*Work to be completed*
Within the data that follows, set down exactly the lines from the one containing "Write a Python" through the one containing "apo_bt_err = [1.9, 3.4, 3.0]", both ends included.

*Records to process*
■ ■ ■ ■ ■ ■ ■

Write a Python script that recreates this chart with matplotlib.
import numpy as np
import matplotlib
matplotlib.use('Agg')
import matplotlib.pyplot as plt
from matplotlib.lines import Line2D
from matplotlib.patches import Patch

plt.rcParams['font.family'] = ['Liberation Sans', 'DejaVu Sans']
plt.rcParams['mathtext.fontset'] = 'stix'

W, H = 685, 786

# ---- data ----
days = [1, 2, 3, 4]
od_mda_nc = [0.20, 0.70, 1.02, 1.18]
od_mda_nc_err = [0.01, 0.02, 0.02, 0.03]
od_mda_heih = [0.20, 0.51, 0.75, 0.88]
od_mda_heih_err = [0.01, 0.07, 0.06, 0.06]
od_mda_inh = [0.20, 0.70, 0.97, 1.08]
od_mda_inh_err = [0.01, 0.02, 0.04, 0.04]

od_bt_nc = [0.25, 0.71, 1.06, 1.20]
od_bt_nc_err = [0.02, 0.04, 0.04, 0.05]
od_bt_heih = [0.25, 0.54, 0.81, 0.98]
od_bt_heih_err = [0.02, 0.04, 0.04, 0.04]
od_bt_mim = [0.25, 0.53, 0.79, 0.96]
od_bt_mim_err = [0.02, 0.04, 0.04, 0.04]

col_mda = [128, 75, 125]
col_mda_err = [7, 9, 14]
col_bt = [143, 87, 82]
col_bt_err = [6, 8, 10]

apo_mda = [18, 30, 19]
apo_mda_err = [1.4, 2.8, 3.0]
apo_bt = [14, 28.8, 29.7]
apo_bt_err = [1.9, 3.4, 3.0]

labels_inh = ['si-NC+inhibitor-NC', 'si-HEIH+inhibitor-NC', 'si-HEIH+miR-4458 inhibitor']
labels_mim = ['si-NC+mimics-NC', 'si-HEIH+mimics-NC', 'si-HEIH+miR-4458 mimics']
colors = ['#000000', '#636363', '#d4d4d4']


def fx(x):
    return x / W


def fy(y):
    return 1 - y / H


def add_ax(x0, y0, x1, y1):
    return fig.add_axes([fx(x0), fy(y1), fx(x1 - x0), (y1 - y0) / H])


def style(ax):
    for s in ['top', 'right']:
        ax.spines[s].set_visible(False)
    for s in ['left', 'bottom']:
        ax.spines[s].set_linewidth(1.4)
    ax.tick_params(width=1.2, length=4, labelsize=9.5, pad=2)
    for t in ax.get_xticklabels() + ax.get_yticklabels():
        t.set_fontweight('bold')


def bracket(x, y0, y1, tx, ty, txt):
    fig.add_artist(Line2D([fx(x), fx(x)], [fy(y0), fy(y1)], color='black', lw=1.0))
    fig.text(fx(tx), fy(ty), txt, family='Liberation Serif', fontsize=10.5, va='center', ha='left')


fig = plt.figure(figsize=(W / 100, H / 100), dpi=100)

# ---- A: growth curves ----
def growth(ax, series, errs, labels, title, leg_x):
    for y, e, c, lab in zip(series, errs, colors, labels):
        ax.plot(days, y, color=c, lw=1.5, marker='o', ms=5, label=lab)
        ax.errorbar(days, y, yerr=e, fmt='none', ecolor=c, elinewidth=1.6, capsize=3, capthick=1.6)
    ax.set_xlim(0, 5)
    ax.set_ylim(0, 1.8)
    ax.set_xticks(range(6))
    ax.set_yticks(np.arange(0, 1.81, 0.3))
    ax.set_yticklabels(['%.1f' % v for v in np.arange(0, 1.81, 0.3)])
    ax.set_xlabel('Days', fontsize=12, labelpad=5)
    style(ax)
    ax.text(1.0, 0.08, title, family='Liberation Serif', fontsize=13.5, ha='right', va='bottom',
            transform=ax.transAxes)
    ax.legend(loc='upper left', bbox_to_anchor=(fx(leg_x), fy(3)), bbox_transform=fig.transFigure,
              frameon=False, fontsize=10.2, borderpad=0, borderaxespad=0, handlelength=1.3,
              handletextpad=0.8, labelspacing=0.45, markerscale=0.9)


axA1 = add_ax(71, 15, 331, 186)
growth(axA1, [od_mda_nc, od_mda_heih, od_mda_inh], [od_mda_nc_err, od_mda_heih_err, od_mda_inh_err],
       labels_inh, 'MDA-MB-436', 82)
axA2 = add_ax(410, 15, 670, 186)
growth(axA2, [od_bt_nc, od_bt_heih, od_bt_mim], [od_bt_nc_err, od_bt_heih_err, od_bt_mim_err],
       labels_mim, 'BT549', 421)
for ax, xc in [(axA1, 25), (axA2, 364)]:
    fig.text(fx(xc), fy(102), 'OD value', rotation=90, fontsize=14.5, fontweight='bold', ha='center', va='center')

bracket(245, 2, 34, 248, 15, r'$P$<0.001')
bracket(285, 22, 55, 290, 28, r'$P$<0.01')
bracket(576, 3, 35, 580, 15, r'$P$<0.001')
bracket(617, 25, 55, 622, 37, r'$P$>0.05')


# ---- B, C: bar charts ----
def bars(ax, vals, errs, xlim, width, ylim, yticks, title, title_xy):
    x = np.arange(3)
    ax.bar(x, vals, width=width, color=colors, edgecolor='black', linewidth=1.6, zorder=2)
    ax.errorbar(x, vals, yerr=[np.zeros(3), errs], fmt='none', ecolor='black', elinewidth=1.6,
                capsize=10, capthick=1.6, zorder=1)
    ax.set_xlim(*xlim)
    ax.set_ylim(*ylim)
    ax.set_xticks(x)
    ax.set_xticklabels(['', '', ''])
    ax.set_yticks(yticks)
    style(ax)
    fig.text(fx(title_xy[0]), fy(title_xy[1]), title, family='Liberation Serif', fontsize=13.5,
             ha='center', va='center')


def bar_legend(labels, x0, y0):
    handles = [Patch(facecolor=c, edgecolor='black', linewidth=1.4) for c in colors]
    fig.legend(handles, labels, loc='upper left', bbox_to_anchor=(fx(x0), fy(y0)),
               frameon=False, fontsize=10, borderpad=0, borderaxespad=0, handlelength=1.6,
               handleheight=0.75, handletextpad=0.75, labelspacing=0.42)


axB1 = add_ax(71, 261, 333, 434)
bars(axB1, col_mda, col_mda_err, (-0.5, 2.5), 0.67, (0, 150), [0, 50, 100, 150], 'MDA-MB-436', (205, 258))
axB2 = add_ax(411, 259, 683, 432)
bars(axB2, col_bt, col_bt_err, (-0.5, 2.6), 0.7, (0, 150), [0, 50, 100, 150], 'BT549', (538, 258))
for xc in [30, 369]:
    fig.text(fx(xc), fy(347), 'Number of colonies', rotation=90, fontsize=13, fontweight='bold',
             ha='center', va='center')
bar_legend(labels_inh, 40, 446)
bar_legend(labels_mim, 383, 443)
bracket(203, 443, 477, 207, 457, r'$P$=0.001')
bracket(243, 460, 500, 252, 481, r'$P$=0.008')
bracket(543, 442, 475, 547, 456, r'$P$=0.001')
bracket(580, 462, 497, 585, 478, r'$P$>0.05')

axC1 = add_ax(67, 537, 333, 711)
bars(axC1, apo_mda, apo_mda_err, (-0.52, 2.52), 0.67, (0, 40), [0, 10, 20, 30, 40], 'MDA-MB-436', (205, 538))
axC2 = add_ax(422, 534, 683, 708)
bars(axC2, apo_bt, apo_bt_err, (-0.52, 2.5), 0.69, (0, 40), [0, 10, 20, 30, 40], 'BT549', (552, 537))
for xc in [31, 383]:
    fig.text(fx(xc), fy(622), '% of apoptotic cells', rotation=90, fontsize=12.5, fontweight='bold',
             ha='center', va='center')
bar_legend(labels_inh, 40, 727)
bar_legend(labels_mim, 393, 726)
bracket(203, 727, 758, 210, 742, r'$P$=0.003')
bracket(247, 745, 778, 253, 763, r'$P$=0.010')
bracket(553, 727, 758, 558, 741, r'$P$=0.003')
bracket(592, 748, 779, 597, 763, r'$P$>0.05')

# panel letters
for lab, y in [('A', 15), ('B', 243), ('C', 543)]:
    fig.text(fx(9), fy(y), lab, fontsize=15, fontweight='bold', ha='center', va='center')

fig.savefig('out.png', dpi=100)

■ ■ ■ ■ ■ ■ ■

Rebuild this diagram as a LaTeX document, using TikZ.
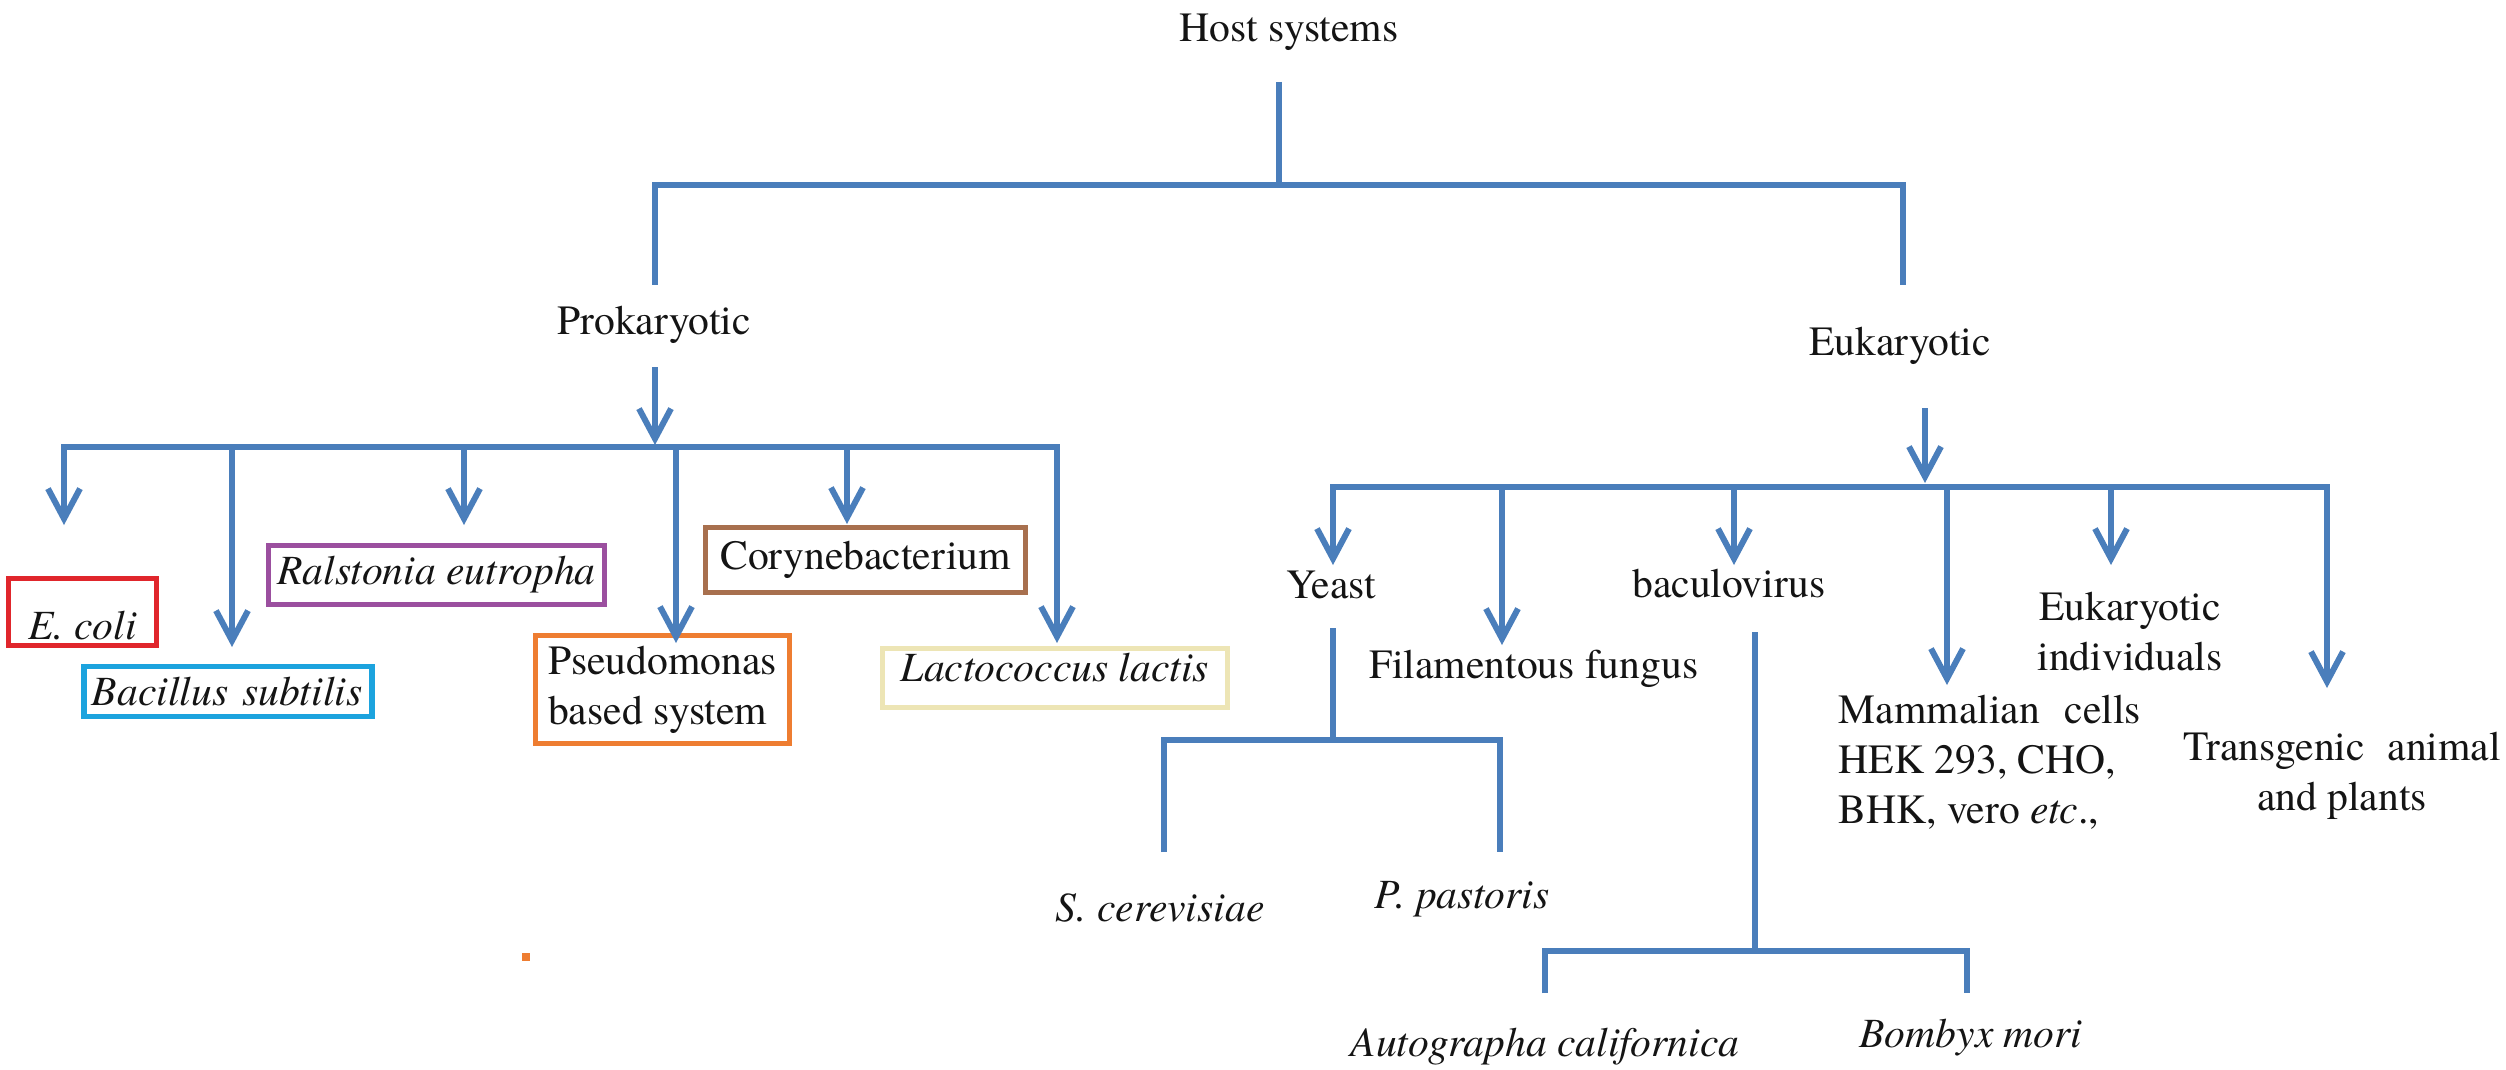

■ ■ ■ ■ ■ ■ ■

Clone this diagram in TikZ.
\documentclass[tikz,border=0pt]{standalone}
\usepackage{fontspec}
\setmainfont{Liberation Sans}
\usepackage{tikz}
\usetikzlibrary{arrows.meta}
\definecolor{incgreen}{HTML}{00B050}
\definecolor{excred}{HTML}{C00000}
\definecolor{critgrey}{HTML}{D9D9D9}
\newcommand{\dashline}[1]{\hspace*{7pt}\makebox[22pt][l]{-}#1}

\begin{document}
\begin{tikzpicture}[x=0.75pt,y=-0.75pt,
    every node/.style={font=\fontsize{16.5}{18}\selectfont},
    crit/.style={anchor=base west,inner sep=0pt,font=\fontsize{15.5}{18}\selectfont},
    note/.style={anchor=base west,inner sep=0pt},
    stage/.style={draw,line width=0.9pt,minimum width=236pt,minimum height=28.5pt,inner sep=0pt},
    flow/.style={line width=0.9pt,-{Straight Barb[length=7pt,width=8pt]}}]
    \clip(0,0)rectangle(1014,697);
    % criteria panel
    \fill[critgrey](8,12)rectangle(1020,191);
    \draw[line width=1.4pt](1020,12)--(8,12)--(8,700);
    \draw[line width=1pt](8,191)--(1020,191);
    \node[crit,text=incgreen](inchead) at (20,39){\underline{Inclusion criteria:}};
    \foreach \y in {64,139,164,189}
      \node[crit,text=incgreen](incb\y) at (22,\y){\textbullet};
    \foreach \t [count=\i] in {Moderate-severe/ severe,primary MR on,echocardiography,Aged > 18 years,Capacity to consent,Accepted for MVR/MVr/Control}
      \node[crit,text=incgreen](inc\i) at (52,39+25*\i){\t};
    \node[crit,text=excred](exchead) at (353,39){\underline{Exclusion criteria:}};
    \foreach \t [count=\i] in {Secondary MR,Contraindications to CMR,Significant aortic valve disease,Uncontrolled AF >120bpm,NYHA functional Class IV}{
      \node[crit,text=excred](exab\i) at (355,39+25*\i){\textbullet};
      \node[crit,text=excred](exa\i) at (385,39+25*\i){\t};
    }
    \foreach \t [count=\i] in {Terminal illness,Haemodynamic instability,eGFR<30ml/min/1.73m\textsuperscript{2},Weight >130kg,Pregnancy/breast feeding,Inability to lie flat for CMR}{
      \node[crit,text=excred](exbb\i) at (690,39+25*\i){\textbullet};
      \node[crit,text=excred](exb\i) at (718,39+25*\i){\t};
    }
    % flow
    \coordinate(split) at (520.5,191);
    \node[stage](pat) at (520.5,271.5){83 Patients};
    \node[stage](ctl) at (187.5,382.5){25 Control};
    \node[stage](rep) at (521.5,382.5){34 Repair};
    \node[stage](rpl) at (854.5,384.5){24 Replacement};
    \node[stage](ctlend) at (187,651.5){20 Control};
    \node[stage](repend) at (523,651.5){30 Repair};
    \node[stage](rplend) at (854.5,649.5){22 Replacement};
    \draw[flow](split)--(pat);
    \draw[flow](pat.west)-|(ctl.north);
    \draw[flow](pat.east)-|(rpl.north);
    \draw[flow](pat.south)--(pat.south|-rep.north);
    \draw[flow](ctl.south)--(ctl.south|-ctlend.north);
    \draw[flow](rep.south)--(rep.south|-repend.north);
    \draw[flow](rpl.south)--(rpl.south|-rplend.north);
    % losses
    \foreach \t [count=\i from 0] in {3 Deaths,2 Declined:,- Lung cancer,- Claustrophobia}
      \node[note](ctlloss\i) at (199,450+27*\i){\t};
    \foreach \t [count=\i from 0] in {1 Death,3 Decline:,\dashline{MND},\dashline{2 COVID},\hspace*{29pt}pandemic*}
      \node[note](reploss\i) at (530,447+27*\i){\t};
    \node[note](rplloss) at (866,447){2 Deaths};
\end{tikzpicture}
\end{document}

■ ■ ■ ■ ■ ■ ■

*Exercise solution*
Write a Python script that recreates this chart with matplotlib.
import numpy as np
import matplotlib
matplotlib.use('Agg')
import matplotlib.pyplot as plt
from matplotlib.lines import Line2D
from matplotlib.patches import Patch

plt.rcParams['font.family'] = ['Liberation Sans', 'DejaVu Sans']
plt.rcParams['mathtext.fontset'] = 'stix'

W, H = 685, 786

# ---- data ----
days = [1, 2, 3, 4]
od_mda_nc = [0.20, 0.70, 1.02, 1.18]
od_mda_nc_err = [0.01, 0.02, 0.02, 0.03]
od_mda_heih = [0.20, 0.51, 0.75, 0.88]
od_mda_heih_err = [0.01, 0.07, 0.06, 0.06]
od_mda_inh = [0.20, 0.70, 0.97, 1.08]
od_mda_inh_err = [0.01, 0.02, 0.04, 0.04]

od_bt_nc = [0.25, 0.71, 1.06, 1.20]
od_bt_nc_err = [0.02, 0.04, 0.04, 0.05]
od_bt_heih = [0.25, 0.54, 0.81, 0.98]
od_bt_heih_err = [0.02, 0.04, 0.04, 0.04]
od_bt_mim = [0.25, 0.53, 0.79, 0.96]
od_bt_mim_err = [0.02, 0.04, 0.04, 0.04]

col_mda = [128, 75, 125]
col_mda_err = [7, 9, 14]
col_bt = [143, 87, 82]
col_bt_err = [6, 8, 10]

apo_mda = [18, 30, 19]
apo_mda_err = [1.4, 2.8, 3.0]
apo_bt = [14, 28.8, 29.7]
apo_bt_err = [1.9, 3.4, 3.0]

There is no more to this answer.